Of course, the Western men who currently marry foreign women also tend to be highly despised by the women back home. The highly emotional arguments and putdowns are humorously analogous to the “arguments” that the progressives sling against Wal-Mart and the people who shop there. But this matters less than it perhaps should, for the simple reason that these men are usually already despised by women even before their proactive little trip (just like most people can’t afford to shop at Saks, in this analogy), so it’s not like it’s a huge loss for these men.

(Here’s a free hint to women: once you make it explicitly clear that sex with you is not a realistic future possibily for some man, you also lose your power of affecting his choices and behaviour with a possibility of sex.)

Indeed, it’s interesting how so many intelligent and educated women fail to grasp something that provides so many less intellectual women with a living.
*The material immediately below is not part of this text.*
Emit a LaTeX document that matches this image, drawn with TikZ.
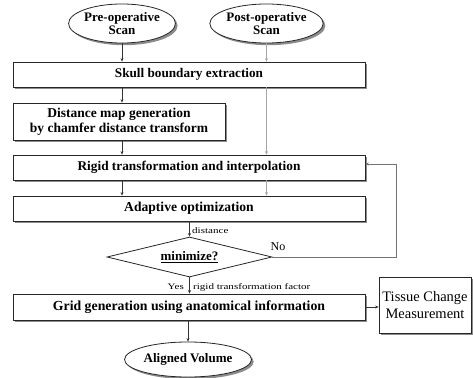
\documentclass[tikz,border=0pt]{standalone}
\usepackage{fontspec}
\setmainfont{Liberation Serif}
\newfontfamily\tagfont[FakeStretch=1.3]{Liberation Serif}
\usetikzlibrary{shapes.geometric,shadows,arrows.meta}
\begin{document}
\begin{tikzpicture}[x=1pt,y=-1pt,
  shade/.style={drop shadow={shadow xshift=2.2pt,shadow yshift=-2.2pt,fill=black!45,opacity=1}},
  stepbox/.style={draw=black!85,line width=0.8pt,fill=white,shade,inner sep=0pt,align=center},
  scan/.style={ellipse,draw=black!85,line width=0.8pt,fill=white,shade,inner sep=0pt,align=center},
  arr/.style={-{Stealth[length=3.5pt,width=3pt]},line width=0.7pt,black!80},
  garr/.style={-{Stealth[length=3.5pt,width=3pt]},line width=0.7pt,black!35},
  tag/.style={font=\tagfont\fontsize{8.5}{9}\selectfont,inner sep=0pt}]
\useasboundingbox (0,0) rectangle (473,377);

% input scans
\node[scan,minimum width=100,minimum height=39,font=\fontsize{13}{12.5}\selectfont\bfseries] (pre) at (122,23.5) {Pre-operative\\Scan};
\node[scan,minimum width=100,minimum height=39,font=\fontsize{13}{12.5}\selectfont\bfseries] (post) at (266.5,23.5) {Post-operative\\Scan};

% processing steps
\node[stepbox,minimum width=352,minimum height=25,font=\fontsize{13.2}{14}\selectfont\bfseries] (skull) at (189,74.5) {Skull boundary extraction};
\node[stepbox,minimum width=212,minimum height=37,font=\fontsize{13.5}{15}\selectfont\bfseries] (dmap) at (119,121.5) {Distance map generation\\by chamfer distance transform};
\node[stepbox,minimum width=352,minimum height=25,font=\fontsize{13.3}{14}\selectfont\bfseries] (rigid) at (189,167.5) {Rigid transformation and interpolation};
\node[stepbox,minimum width=352,minimum height=25,font=\fontsize{13.6}{14}\selectfont\bfseries] (adapt) at (189,208.5) {Adaptive optimization};
\node[diamond,shape aspect=4.125,draw=black!85,line width=0.8pt,fill=white,inner sep=0pt,
  minimum width=165,minimum height=40,font=\fontsize{13}{13}\selectfont\bfseries] (mini) at (189.5,257) {\underline{minimize?}};
\node[stepbox,minimum width=352,minimum height=26,font=\fontsize{13.8}{14}\selectfont\bfseries] (grid) at (189,307) {Grid generation using anatomical information};
\node[draw=black!85,line width=0.8pt,fill=white,shade,inner sep=0pt,minimum width=92,minimum height=56,
  align=center,font=\fontsize{14.5}{17}\selectfont] (tissue) at (425,305) {Tissue Change\\Measurement};
\node[scan,minimum width=127,minimum height=35,font=\fontsize{13}{13}\selectfont\bfseries] (aligned) at (188,359.5) {Aligned Volume};

% pre-operative path
\draw[arr] (pre.south) -- (pre.south |- skull.north);
\draw[arr] (skull.south -| pre) -- (dmap.north -| pre);
\draw[arr] (dmap.south -| pre) -- (rigid.north -| pre);
\draw[arr] (rigid.south -| pre) -- (adapt.north -| pre);

% post-operative path
\draw[garr] (post.south) -- (post.south |- skull.north);
\draw[garr] (skull.south -| post) -- (rigid.north -| post);
\draw[garr] (rigid.south -| post) -- (adapt.north -| post);

% optimisation loop
\draw[arr] (adapt.south -| mini) -- (mini.north);
\node[tag,anchor=west] (dlab) at (192,231) {distance};
\coordinate (loop) at (396,257);
\draw[garr,black!55] (mini.east) -- (loop) -- (loop |- 0,164) -- (rigid.east |- 0,164);
\node[font=\fontsize{12}{12}\selectfont,inner sep=0pt] (nolab) at (278,247) {No};

\draw[arr] (mini.south) -- (grid.north -| mini);
\node[tag,anchor=east] (yeslab) at (184,287) {Yes};
\node[tag,anchor=west] (flab) at (193,287) {rigid transformation factor};

\draw[arr] (grid.east) -- (tissue.west |- grid.east);
\draw[arr] (grid.south -| aligned) -- (aligned.north);
\end{tikzpicture}
\end{document}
Once a woman explicitly rejects a man, in most cases she ceases to exist for him as a woman and therefore possesses none of the female influence on him which she is accustomed to exerting over the men around her. (This does not hold true for psychopaths and stalkers who are capable of concocting their own realities, of course, I’m talking about your average guy.) Such rejecting is a self-neutering act, which can certainly be useful or even necessary in some situations, but usually is rather more than the woman bargains for. Aging creates a similar effect, the reason so many older women complain about being invisible is that they have lost an influence that they have long taken for granted. The fact that they are finally being judged solely on the basis of their intelligence, accomplishments and personal character is apparently cold comfort to many of them.

The irony is that in proclaiming their own independence from Western men, Western women have relieved Western men of their own sense of dependence on and responsibility for Western women. Precisely how this will play out, I do not know, but as Ilkka suggests, it could easily become a flashpoint of sorts, both here at home as well as those third-world countries where the women perceive a value in Western men that their more affluent sisters do not.